上司といえば、
私たちより仕事ができる
私たち部下のためを思って行動してくれる
問題が起きたときは、公平に解決してくれる
・・・はず、と思うことはありませんか?
ところが実際は、あなたの期待に添う上司はなかなかいないのではないでしょうか。
◇上司のくせに、私より仕事ができない?!
私の上司ときたら全く仕事を理解していないとか、私のほうが色々なことを知っているし、判断力もある、と思うことがあるかもしれません。
役職なんて名ばかりじゃないか、とか、私より給料をたくさんもらっているくせに、などと考えると、平気な顔をしてその役職についている上司のことが頭にくるだろうし、会社は一体何を考えているんだと思うこともあるかもしれません。
上司は部下より仕事ができるのが当たり前、と思われがちですが、必ずしもそうではないというのは、ご経験済みではないでしょうか。
例えばあなたがエクセルなど表計算のエキスパートだったとしても、上司はエクセルのエの字も知らないこともありますよね。
そんな基本的なことも知らないのか、と思うかもしれませんが、実はその代わりに、部門間の交渉事だとか、お客様の上層部との問題解決だとか、上司は上司なりのお仕事があるということはご認識頂けていると思います。
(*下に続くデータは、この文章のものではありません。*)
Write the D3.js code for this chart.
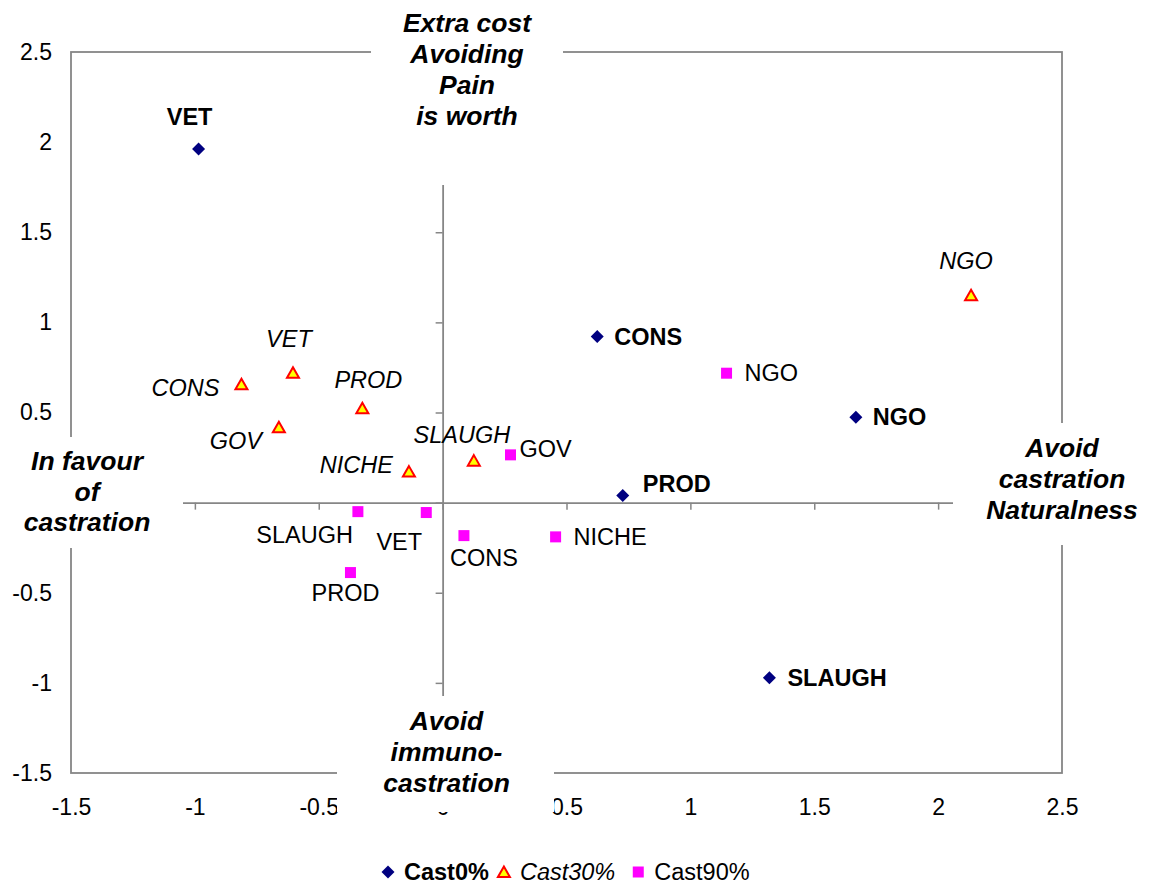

役割があるわけです。
それでも上司の仕事ぶりが納得いかないという場合、その上司個人について不満を持っているように思えて、実は上司など権威を持っている人とはこんなことができて、あんなことも知っている「べき」、あるいは自分が尊敬できるほどに仕事ができる「べき」という、あなたの強い期待があるのかもしれません。
◇部下より自分のことが大切な上司なんて許せない?!
上司というものは、部下を思いやり、自分のことより部下を優先するべきだ、とのお考えの方もいらっしゃるでしょう。
確かに思いやりのある上司、いつでも部下を大切にする方は素敵ですよね。
良いと思っていた上司なのに、あるとき裏切られた、とか、だまされた、などと思うこともあるかもしれません。
例えば上司のそのまた上司から「これはおかしいじゃないか、どうなっているんだ」と指摘されたときなど、部下の誰々がそれをやることになっていまして、とか、実は私も困ってるんですよ、など、いかにも部下の怠慢が理由であるかのように言い訳しているところなどを目にすると、
なんて器の小さい上司なんだ、とか、部下を売りやがって、などと思うこともあるかもしれません。
そのような上司は一般的にも歓迎されないものかもしれませんが、上司に対する反発や落胆が自分はかなり大きいな、と思うとき、その裏では、権威ある人は私たちを守る人、私たちは守られる人、という構図を強く欲していることも考えられます。
◇デキの悪い上司だからこそ、あなたができること
この上司はデキが悪いな、と思うとき、私たち自身が権威ある立場に対して持っている「期待値」と、「実際の上司」との差が目に余るということなのかもしれません。
そしてその差をうめるためには、期待値を下げる(あきらめる)か、上司の能力を上げるのか、どちらかだと思うことがあります。
ところが、第三の選択肢もあるようです。
それは、上司への期待値と実際の上司との差を、あなたにも埋められるというものです。
なぜ自分が上司を助けるようなことをしなければならないのか?と、不満に思う方もいらっしゃるかもしれません。
自分は自分の仕事で手一杯だと思うこともあるでしょう。
しかし、上司がやるべきことと、できていること、この二つの差を認識できるというのは、それだけでもあなたの才能です。
そして、物事を実行できるのは、やるべきことを認識した人だけではないでしょうか。
実行といっても、あなたが上司のかわりにあれこれと交渉したり会議に出たりする必要があるわけではありません。
やるべきと思うことを上司がやりやすくなるように、あなたが手を差し伸べてみることもできるかもしれない、という考え方なのです。
それは上司をサポートすると言えるかもしれません。
こうやったらいかがでしょうかと提案することかもしれません。
あるいはお手伝いを申し出ることかもしれません。
上司を思い通りにコントロールしようとするのではなく、その人がうまく動けるように働きかけると言えるでしょうか。
上司に「やってもらうのが当然」という受け身の意識から、どうやったらやってくれるだろうかと自分が工夫する、という自分事に置き換えることとも言えるかもしれません。
そうすると上司のデキが悪いから私の気分が悪い、という被害者の意識も薄まっていくでしょう。
私の才能を使うことで上司も喜び、上司がうまく立ち回れるようになれば私(あるいは周囲の人たち)も喜ぶ、という、「ともに勝てる」方法を率先して取りに行けば、あなたのストレスも軽減されるのではないでしょうか。